# GIVEN INFORMATION
——————————

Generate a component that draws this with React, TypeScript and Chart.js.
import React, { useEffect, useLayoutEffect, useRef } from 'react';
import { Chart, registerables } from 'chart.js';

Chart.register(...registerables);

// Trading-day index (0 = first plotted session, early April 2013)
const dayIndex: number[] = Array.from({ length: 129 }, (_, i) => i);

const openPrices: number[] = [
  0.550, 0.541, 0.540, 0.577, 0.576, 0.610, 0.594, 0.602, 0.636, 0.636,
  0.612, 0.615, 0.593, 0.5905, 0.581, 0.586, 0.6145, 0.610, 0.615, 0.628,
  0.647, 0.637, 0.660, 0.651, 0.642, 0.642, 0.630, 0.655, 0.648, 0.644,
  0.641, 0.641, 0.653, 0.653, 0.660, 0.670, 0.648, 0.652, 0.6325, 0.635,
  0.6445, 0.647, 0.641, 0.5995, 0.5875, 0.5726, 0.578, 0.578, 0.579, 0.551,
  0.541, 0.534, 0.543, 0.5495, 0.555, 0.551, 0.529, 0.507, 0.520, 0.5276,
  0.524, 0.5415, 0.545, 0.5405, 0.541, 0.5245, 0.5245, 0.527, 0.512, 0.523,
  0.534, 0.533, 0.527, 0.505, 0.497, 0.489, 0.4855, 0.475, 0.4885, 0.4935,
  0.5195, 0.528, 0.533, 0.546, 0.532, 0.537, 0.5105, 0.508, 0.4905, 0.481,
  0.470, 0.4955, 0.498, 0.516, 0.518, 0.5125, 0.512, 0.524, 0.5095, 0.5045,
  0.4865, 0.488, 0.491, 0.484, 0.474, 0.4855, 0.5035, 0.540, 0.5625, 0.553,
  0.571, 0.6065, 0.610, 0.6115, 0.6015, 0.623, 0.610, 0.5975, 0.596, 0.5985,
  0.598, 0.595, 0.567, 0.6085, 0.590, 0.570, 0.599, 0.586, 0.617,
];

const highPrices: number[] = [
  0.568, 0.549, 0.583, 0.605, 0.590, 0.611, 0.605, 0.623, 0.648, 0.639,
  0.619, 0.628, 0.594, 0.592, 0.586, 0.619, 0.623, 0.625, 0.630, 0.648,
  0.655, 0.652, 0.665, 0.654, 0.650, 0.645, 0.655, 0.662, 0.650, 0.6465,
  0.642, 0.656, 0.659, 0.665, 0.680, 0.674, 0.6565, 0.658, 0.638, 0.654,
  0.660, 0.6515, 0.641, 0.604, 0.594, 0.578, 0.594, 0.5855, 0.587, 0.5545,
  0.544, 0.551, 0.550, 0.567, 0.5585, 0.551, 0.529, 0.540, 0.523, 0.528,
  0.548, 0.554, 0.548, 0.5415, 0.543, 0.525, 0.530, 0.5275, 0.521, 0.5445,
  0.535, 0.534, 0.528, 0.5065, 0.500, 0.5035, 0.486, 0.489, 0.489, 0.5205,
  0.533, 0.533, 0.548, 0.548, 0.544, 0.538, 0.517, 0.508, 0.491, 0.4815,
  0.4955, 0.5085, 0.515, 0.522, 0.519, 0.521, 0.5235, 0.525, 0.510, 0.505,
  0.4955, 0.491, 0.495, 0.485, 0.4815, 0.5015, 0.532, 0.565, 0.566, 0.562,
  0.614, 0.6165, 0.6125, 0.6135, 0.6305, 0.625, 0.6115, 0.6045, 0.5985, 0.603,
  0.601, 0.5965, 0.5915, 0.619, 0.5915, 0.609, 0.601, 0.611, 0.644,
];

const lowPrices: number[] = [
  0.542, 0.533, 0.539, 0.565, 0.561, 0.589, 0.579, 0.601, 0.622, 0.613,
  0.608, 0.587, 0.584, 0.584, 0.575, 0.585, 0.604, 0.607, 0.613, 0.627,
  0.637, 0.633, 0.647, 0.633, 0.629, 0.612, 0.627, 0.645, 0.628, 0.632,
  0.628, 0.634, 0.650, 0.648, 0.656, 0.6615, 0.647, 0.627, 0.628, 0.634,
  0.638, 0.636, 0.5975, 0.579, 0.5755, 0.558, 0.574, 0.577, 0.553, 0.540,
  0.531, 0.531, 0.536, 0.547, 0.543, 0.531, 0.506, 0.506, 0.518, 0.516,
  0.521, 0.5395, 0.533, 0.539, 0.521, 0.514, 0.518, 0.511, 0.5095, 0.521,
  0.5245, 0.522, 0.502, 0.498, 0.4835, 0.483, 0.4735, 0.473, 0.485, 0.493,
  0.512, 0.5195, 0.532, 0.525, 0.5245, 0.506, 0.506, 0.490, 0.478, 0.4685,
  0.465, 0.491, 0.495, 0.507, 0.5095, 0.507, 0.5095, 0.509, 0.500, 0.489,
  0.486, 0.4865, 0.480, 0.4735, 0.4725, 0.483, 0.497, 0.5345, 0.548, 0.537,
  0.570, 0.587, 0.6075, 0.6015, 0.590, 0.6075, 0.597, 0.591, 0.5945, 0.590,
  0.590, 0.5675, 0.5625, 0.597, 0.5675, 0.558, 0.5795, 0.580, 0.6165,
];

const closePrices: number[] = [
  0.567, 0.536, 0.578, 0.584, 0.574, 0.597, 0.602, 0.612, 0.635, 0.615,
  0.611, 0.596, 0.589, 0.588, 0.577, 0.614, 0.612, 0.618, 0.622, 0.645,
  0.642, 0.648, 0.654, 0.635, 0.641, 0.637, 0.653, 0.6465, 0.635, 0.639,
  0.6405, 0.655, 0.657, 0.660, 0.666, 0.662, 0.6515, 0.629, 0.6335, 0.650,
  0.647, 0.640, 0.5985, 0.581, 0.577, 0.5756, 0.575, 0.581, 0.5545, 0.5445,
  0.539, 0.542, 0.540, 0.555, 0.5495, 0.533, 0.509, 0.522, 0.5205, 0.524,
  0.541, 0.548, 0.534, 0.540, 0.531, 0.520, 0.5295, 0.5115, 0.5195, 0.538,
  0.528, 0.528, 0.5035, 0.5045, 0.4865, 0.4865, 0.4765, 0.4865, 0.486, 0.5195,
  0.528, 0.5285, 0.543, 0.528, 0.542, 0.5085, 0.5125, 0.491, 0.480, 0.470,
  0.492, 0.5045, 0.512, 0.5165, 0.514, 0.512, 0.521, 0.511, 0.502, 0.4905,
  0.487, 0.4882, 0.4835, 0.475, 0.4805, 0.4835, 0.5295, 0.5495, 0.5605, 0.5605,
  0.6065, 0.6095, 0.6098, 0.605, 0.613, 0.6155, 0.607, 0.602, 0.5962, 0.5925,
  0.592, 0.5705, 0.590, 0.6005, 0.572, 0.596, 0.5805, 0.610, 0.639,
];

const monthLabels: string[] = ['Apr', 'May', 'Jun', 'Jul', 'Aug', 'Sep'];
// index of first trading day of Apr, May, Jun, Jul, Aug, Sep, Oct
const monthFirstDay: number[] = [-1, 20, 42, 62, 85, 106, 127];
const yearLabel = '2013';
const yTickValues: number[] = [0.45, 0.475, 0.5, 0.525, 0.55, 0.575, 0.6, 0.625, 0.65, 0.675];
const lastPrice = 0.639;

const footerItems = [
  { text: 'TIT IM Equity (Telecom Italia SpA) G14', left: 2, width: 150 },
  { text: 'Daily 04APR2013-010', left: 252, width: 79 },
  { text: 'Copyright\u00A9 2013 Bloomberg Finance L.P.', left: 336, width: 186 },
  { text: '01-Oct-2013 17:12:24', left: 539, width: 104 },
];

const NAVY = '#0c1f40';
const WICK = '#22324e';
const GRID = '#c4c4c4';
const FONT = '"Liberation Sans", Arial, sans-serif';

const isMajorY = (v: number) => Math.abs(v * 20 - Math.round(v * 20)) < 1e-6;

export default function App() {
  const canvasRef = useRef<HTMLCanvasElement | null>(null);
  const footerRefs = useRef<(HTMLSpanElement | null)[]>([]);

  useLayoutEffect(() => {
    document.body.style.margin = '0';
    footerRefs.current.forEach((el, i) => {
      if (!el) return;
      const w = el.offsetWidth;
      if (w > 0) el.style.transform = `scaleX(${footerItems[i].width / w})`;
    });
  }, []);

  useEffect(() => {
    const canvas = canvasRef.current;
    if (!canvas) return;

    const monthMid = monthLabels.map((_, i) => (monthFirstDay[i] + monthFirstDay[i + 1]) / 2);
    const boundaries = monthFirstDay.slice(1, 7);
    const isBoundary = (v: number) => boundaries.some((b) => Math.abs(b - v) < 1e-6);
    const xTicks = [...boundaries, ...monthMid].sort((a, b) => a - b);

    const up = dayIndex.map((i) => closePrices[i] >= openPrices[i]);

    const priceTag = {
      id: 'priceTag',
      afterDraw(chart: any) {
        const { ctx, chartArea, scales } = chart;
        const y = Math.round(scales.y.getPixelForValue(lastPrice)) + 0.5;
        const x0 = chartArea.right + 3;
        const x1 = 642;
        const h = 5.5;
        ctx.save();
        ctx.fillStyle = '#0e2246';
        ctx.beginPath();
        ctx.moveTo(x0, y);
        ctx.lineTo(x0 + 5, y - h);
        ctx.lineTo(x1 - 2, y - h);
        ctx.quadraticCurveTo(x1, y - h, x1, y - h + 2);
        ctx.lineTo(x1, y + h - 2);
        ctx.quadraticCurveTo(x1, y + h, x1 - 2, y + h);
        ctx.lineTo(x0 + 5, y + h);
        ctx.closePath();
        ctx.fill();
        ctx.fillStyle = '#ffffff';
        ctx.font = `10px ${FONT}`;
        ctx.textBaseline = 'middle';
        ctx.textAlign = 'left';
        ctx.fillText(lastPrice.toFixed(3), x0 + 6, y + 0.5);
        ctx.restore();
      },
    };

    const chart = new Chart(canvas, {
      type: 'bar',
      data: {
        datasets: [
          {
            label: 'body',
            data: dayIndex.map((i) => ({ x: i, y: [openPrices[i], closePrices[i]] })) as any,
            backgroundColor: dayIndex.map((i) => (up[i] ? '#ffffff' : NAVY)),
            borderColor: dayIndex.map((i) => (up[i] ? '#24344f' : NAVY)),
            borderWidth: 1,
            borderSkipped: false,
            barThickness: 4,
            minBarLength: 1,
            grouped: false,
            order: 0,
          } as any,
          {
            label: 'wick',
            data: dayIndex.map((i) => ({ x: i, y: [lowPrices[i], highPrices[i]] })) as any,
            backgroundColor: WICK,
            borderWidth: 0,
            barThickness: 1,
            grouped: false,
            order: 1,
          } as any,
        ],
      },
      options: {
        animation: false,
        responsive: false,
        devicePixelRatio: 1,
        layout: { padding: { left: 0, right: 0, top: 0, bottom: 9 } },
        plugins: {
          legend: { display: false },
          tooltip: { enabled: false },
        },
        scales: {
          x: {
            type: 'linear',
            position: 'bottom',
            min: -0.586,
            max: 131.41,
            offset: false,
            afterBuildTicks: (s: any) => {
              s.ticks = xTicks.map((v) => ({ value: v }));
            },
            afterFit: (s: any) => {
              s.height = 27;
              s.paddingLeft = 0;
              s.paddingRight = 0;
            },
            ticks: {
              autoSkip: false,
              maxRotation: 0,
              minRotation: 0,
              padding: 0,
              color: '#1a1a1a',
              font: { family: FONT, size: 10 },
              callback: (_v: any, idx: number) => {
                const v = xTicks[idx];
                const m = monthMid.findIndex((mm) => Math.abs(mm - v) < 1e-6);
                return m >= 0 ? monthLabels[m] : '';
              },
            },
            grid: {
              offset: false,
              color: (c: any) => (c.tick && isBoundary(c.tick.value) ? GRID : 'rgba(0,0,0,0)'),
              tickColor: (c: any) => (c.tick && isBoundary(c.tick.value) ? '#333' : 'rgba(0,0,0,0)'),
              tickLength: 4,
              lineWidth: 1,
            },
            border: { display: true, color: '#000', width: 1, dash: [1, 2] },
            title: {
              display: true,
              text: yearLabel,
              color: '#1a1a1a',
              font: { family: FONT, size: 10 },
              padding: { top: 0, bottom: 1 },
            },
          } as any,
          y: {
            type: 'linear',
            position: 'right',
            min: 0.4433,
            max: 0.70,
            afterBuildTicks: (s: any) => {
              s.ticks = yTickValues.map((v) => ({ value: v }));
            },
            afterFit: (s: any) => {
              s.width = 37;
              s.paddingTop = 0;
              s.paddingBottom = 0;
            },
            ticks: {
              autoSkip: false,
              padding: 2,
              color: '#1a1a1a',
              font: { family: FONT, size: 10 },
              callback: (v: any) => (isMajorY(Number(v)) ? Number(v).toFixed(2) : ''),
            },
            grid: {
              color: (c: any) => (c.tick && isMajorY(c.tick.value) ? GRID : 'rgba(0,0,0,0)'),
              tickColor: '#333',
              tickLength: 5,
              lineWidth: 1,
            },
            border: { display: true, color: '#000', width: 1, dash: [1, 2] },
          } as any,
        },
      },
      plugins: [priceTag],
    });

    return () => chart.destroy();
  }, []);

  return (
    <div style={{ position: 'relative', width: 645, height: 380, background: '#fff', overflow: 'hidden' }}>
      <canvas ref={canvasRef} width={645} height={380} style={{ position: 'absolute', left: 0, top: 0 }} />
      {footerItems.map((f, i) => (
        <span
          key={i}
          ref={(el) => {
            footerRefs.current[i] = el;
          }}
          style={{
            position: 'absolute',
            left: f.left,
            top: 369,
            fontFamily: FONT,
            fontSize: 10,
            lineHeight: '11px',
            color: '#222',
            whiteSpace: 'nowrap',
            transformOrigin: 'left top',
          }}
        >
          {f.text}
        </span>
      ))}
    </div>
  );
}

——————————

# AIM
Write out exactly the lines from the start of the material through the line with "const dayIndex: number[]". No other output is expected.

# OUTPUT FOR THIS EXERCISE
Generate a component that draws this with React, TypeScript and Chart.js.
import React, { useEffect, useLayoutEffect, useRef } from 'react';
import { Chart, registerables } from 'chart.js';

Chart.register(...registerables);

// Trading-day index (0 = first plotted session, early April 2013)
const dayIndex: number[] = Array.from({ length: 129 }, (_, i) => i);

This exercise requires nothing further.